• Data shown:
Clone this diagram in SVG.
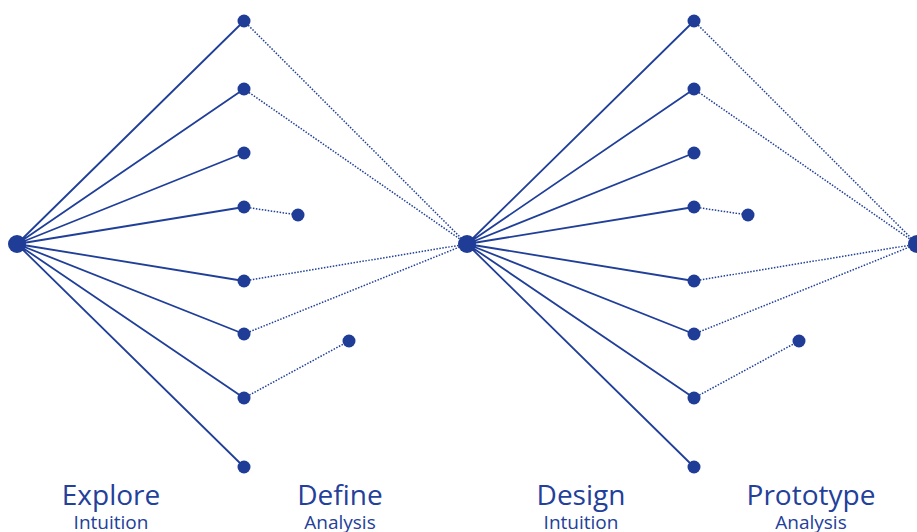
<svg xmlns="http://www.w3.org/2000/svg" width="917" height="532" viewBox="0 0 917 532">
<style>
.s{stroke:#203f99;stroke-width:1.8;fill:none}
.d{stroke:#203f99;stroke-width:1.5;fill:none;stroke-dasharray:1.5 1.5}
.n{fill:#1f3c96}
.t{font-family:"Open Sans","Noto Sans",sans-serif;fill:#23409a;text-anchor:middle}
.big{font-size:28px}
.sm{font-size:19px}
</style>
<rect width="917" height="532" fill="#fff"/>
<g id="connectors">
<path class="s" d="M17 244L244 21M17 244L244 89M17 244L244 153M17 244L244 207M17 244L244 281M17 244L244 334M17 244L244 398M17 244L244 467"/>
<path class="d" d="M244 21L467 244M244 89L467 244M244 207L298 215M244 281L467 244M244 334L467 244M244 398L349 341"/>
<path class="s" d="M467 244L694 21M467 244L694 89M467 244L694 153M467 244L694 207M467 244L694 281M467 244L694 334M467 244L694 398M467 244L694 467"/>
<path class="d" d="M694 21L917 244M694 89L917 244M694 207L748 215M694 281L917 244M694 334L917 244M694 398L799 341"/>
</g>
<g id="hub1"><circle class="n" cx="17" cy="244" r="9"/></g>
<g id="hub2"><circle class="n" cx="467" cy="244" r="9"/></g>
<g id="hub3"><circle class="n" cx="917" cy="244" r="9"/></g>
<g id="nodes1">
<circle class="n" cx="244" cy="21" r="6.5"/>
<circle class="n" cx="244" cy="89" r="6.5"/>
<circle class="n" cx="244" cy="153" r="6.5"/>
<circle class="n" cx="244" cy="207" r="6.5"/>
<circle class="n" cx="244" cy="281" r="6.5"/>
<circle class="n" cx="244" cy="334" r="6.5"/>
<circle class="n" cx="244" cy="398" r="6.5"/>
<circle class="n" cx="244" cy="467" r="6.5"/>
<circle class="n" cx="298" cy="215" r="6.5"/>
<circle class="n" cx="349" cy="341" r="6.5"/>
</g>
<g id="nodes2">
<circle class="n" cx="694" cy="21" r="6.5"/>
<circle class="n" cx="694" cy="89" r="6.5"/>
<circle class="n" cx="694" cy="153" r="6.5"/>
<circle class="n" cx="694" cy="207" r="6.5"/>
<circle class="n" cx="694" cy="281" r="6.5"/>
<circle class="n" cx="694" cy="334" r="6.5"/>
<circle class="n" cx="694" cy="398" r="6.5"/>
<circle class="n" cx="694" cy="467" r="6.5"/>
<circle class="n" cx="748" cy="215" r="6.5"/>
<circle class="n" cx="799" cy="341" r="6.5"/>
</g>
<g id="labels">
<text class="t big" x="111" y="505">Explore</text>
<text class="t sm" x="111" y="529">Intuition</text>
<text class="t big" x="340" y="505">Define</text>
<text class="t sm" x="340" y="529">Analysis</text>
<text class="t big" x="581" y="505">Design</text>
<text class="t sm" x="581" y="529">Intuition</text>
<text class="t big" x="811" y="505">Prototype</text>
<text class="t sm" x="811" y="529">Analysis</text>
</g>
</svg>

• Directions for this task:
Copy out the whole listing exactly, and don't carry over any pictures.

• Task output:
Clone this diagram in SVG.
<svg xmlns="http://www.w3.org/2000/svg" width="917" height="532" viewBox="0 0 917 532">
<style>
.s{stroke:#203f99;stroke-width:1.8;fill:none}
.d{stroke:#203f99;stroke-width:1.5;fill:none;stroke-dasharray:1.5 1.5}
.n{fill:#1f3c96}
.t{font-family:"Open Sans","Noto Sans",sans-serif;fill:#23409a;text-anchor:middle}
.big{font-size:28px}
.sm{font-size:19px}
</style>
<rect width="917" height="532" fill="#fff"/>
<g id="connectors">
<path class="s" d="M17 244L244 21M17 244L244 89M17 244L244 153M17 244L244 207M17 244L244 281M17 244L244 334M17 244L244 398M17 244L244 467"/>
<path class="d" d="M244 21L467 244M244 89L467 244M244 207L298 215M244 281L467 244M244 334L467 244M244 398L349 341"/>
<path class="s" d="M467 244L694 21M467 244L694 89M467 244L694 153M467 244L694 207M467 244L694 281M467 244L694 334M467 244L694 398M467 244L694 467"/>
<path class="d" d="M694 21L917 244M694 89L917 244M694 207L748 215M694 281L917 244M694 334L917 244M694 398L799 341"/>
</g>
<g id="hub1"><circle class="n" cx="17" cy="244" r="9"/></g>
<g id="hub2"><circle class="n" cx="467" cy="244" r="9"/></g>
<g id="hub3"><circle class="n" cx="917" cy="244" r="9"/></g>
<g id="nodes1">
<circle class="n" cx="244" cy="21" r="6.5"/>
<circle class="n" cx="244" cy="89" r="6.5"/>
<circle class="n" cx="244" cy="153" r="6.5"/>
<circle class="n" cx="244" cy="207" r="6.5"/>
<circle class="n" cx="244" cy="281" r="6.5"/>
<circle class="n" cx="244" cy="334" r="6.5"/>
<circle class="n" cx="244" cy="398" r="6.5"/>
<circle class="n" cx="244" cy="467" r="6.5"/>
<circle class="n" cx="298" cy="215" r="6.5"/>
<circle class="n" cx="349" cy="341" r="6.5"/>
</g>
<g id="nodes2">
<circle class="n" cx="694" cy="21" r="6.5"/>
<circle class="n" cx="694" cy="89" r="6.5"/>
<circle class="n" cx="694" cy="153" r="6.5"/>
<circle class="n" cx="694" cy="207" r="6.5"/>
<circle class="n" cx="694" cy="281" r="6.5"/>
<circle class="n" cx="694" cy="334" r="6.5"/>
<circle class="n" cx="694" cy="398" r="6.5"/>
<circle class="n" cx="694" cy="467" r="6.5"/>
<circle class="n" cx="748" cy="215" r="6.5"/>
<circle class="n" cx="799" cy="341" r="6.5"/>
</g>
<g id="labels">
<text class="t big" x="111" y="505">Explore</text>
<text class="t sm" x="111" y="529">Intuition</text>
<text class="t big" x="340" y="505">Define</text>
<text class="t sm" x="340" y="529">Analysis</text>
<text class="t big" x="581" y="505">Design</text>
<text class="t sm" x="581" y="529">Intuition</text>
<text class="t big" x="811" y="505">Prototype</text>
<text class="t sm" x="811" y="529">Analysis</text>
</g>
</svg>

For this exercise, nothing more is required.